**Your instructions:** Output the material beneath exactly, leaving nothing out.

**Exercise inputs:**
◇ ◇ ◇ ◇ ◇

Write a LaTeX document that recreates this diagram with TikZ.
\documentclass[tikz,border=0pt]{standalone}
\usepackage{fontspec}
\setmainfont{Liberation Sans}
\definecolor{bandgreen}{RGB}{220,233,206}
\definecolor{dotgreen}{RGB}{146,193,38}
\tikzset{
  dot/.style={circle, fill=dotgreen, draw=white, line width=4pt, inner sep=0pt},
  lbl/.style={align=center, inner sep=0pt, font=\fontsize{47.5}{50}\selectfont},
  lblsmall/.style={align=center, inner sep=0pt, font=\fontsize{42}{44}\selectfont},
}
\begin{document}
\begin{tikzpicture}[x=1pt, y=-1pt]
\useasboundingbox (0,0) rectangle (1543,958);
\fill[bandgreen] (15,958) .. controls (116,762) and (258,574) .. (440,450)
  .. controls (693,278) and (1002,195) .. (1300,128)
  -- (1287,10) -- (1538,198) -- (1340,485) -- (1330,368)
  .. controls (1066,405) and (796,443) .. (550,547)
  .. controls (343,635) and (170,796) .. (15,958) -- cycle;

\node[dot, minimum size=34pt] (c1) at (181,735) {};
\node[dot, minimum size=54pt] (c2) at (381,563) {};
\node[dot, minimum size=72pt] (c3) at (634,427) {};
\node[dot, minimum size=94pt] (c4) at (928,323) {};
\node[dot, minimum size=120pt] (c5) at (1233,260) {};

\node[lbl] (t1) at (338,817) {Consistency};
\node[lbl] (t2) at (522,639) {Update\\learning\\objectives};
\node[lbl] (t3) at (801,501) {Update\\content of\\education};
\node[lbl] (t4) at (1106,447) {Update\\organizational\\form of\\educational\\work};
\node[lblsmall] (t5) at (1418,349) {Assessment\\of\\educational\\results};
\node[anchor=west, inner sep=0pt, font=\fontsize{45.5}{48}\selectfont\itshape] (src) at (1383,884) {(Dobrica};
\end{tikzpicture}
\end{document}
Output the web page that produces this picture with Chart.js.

◇ ◇ ◇ ◇ ◇

**Exercise solution:**
Write a LaTeX document that recreates this diagram with TikZ.
\documentclass[tikz,border=0pt]{standalone}
\usepackage{fontspec}
\setmainfont{Liberation Sans}
\definecolor{bandgreen}{RGB}{220,233,206}
\definecolor{dotgreen}{RGB}{146,193,38}
\tikzset{
  dot/.style={circle, fill=dotgreen, draw=white, line width=4pt, inner sep=0pt},
  lbl/.style={align=center, inner sep=0pt, font=\fontsize{47.5}{50}\selectfont},
  lblsmall/.style={align=center, inner sep=0pt, font=\fontsize{42}{44}\selectfont},
}
\begin{document}
\begin{tikzpicture}[x=1pt, y=-1pt]
\useasboundingbox (0,0) rectangle (1543,958);
\fill[bandgreen] (15,958) .. controls (116,762) and (258,574) .. (440,450)
  .. controls (693,278) and (1002,195) .. (1300,128)
  -- (1287,10) -- (1538,198) -- (1340,485) -- (1330,368)
  .. controls (1066,405) and (796,443) .. (550,547)
  .. controls (343,635) and (170,796) .. (15,958) -- cycle;

\node[dot, minimum size=34pt] (c1) at (181,735) {};
\node[dot, minimum size=54pt] (c2) at (381,563) {};
\node[dot, minimum size=72pt] (c3) at (634,427) {};
\node[dot, minimum size=94pt] (c4) at (928,323) {};
\node[dot, minimum size=120pt] (c5) at (1233,260) {};

\node[lbl] (t1) at (338,817) {Consistency};
\node[lbl] (t2) at (522,639) {Update\\learning\\objectives};
\node[lbl] (t3) at (801,501) {Update\\content of\\education};
\node[lbl] (t4) at (1106,447) {Update\\organizational\\form of\\educational\\work};
\node[lblsmall] (t5) at (1418,349) {Assessment\\of\\educational\\results};
\node[anchor=west, inner sep=0pt, font=\fontsize{45.5}{48}\selectfont\itshape] (src) at (1383,884) {(Dobrica};
\end{tikzpicture}
\end{document}
Output the web page that produces this picture with Chart.js.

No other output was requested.